(439e) How Powder Characterization Can Improve Battery Electrode Production

To produce an electrode, the raw materials, consisting of the active material, the conductive additive, and the binder are more and more handled in dry conditions. In many dry processes, the first step is the dry mixing. The aim of this step is not only to obtain a homogeneous blend, but also to induce some changes in the powder properties. A typical example is the deagglomeration of carbon black particles during dry mixing, due to the undergone shear rate. These changes are important since they directly influence the performance of the electrode after production, such as the electronic conductivity for the case of deagglomerated carbon black. The obtained changes according to the mixing parameters are however unpredictable while they control the performance of the electrode and thus on the final battery. Preparing composite powders is another way to prepare powder blends to obtain a material with intermediate or new properties compared to dry mixed powders. For such material, it is also challenging to predict its properties and its influence on the performance of the battery.

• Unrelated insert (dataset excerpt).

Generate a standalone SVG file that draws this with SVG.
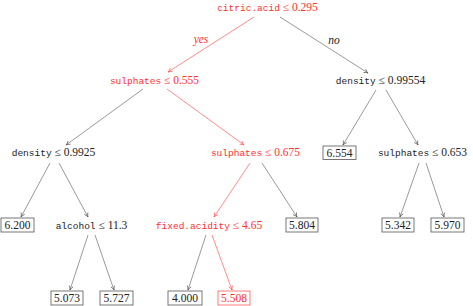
<svg xmlns="http://www.w3.org/2000/svg" width="473" height="306" viewBox="0 0 473 306">
<style>
text{font-size:11.5px;font-family:"Liberation Serif","DejaVu Serif","Times New Roman",serif;fill:#222}
.m{font-family:"Liberation Mono","DejaVu Sans Mono",monospace;font-size:9.5px}
.r{fill:#ff3030}
.n text{text-anchor:middle}
.box{fill:#fff;stroke:#555;stroke-width:0.8}
.rbox{fill:#fff;stroke:#ff5a5a;stroke-width:0.8}
.e{stroke:#555;stroke-width:0.6;fill:none;marker-end:url(#ag)}
.er{stroke:#ff5a5a;stroke-width:0.7;fill:none;marker-end:url(#ar)}
.lab{font-style:italic;text-anchor:middle}
</style>
<defs>
<marker id="ag" viewBox="0 0 6 6" refX="5" refY="3" markerWidth="6" markerHeight="6" orient="auto" markerUnits="userSpaceOnUse">
<path d="M1,1 Q3,2.6 5,3 Q3,3.4 1,5" fill="none" stroke="#555" stroke-width="0.7"/>
</marker>
<marker id="ar" viewBox="0 0 6 6" refX="5" refY="3" markerWidth="6" markerHeight="6" orient="auto" markerUnits="userSpaceOnUse">
<path d="M1,1 Q3,2.6 5,3 Q3,3.4 1,5" fill="none" stroke="#ff5a5a" stroke-width="0.7"/>
</marker>
</defs>
<g id="edges">
<line class="er" x1="254" y1="17" x2="168" y2="72"/>
<line class="e" x1="280" y1="17" x2="368" y2="73"/>
<text class="lab r" x="201" y="43" font-family="Liberation Serif, serif">yes</text>
<text class="lab" x="334" y="44" font-family="Liberation Serif, serif">no</text>
<line class="e" x1="143" y1="89" x2="66" y2="145"/>
<line class="er" x1="167" y1="89" x2="244" y2="145"/>
<line class="e" x1="376" y1="90" x2="343" y2="145"/>
<line class="e" x1="386" y1="90" x2="418" y2="145"/>
<line class="e" x1="50" y1="163" x2="21" y2="217"/>
<line class="e" x1="59" y1="163" x2="88" y2="217"/>
<line class="er" x1="250" y1="163" x2="214" y2="217"/>
<line class="e" x1="262" y1="163" x2="297" y2="217"/>
<line class="e" x1="419" y1="163" x2="400" y2="217"/>
<line class="e" x1="426" y1="163" x2="444" y2="217"/>
<line class="e" x1="88" y1="235" x2="70" y2="290"/>
<line class="e" x1="95" y1="235" x2="114" y2="290"/>
<line class="e" x1="206" y1="235" x2="188" y2="290"/>
<line class="er" x1="212" y1="235" x2="232" y2="290"/>
</g>
<g class="n" id="n-root"><text x="267.5" y="11" class="r" font-family="Liberation Serif, serif"><tspan class="m r">citric.acid</tspan> ≤ 0.295</text></g>
<g class="n" id="n-sulph555"><text x="154.5" y="84" class="r" font-family="Liberation Serif, serif"><tspan class="m r">sulphates</tspan> ≤ 0.555</text></g>
<g class="n" id="n-dens99554"><text x="380.5" y="84" font-family="Liberation Serif, serif"><tspan class="m">density</tspan> ≤ 0.99554</text></g>
<g class="n" id="n-dens9925"><text x="53.5" y="156" font-family="Liberation Serif, serif"><tspan class="m">density</tspan> ≤ 0.9925</text></g>
<g class="n" id="n-sulph675"><text x="255.5" y="156" class="r" font-family="Liberation Serif, serif"><tspan class="m r">sulphates</tspan> ≤ 0.675</text></g>
<g class="n" id="n-6554"><rect class="box" x="323" y="146" width="33" height="13.5"/><text x="339.5" y="156.5" font-family="Liberation Serif, serif">6.554</text></g>
<g class="n" id="n-sulph653"><text x="422.5" y="156" font-family="Liberation Serif, serif"><tspan class="m">sulphates</tspan> ≤ 0.653</text></g>
<g class="n" id="n-6200"><rect class="box" x="1" y="218" width="33" height="14"/><text x="17.5" y="228.5" font-family="Liberation Serif, serif">6.200</text></g>
<g class="n" id="n-alcohol"><text x="91.5" y="229" font-family="Liberation Serif, serif"><tspan class="m">alcohol</tspan> ≤ 11.3</text></g>
<g class="n" id="n-fixed"><text x="209" y="229" class="r" font-family="Liberation Serif, serif"><tspan class="m r">fixed.acidity</tspan> ≤ 4.65</text></g>
<g class="n" id="n-5804"><rect class="box" x="286" y="218" width="32" height="14"/><text x="302" y="228.5" font-family="Liberation Serif, serif">5.804</text></g>
<g class="n" id="n-5342"><rect class="box" x="382" y="218" width="32" height="14"/><text x="398" y="228.5" font-family="Liberation Serif, serif">5.342</text></g>
<g class="n" id="n-5970"><rect class="box" x="431" y="218" width="33" height="14"/><text x="447.5" y="228.5" font-family="Liberation Serif, serif">5.970</text></g>
<g class="n" id="n-5073"><rect class="box" x="51" y="291" width="32" height="14"/><text x="67" y="301.5" font-family="Liberation Serif, serif">5.073</text></g>
<g class="n" id="n-5727"><rect class="box" x="100" y="291" width="33" height="14"/><text x="116.5" y="301.5" font-family="Liberation Serif, serif">5.727</text></g>
<g class="n" id="n-4000"><rect class="box" x="168" y="291" width="34" height="14"/><text x="185" y="301.5" font-family="Liberation Serif, serif">4.000</text></g>
<g class="n" id="n-5508"><rect class="rbox" x="218" y="291" width="32" height="14"/><text x="234" y="301.5" class="r" font-family="Liberation Serif, serif">5.508</text></g>
</svg>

Fibrillation is also a common initial step to prepare a powder batch for dry process. It consists of elongating the agglomerated fibril existing in the binder (generally polytetrafluoroethylene) by shearing the powder blend. The level of fibrillation depends on different parameters such as temperature, shear rate, and time of fibrillation. It directly influences the quality of the produced free-standing film while it remains hard to quantify this level of fibrillation.

Because initial steps such as dry mixing, fibrillation, and composite preparation of the powder materials influence directly the performance of the produced electrode and thus of the battery, it is important to characterize the powder materials to improve these processes. Through different user cases, we show how powder characterization methods can be used as a quality control, can quantify the level of fibrillation of a powder, and predict the performance of a composite blend compared to a dry mixed powder. In addition, we address how these characterization methods can be used to calibrate DEM simulation to have a deeper analysis of the phenomena occurring during dry mixing, fibrillation, or other processes. The combination of these different characterization tools and the information that they bring opens the way for a strong improvement in battery manufacturing.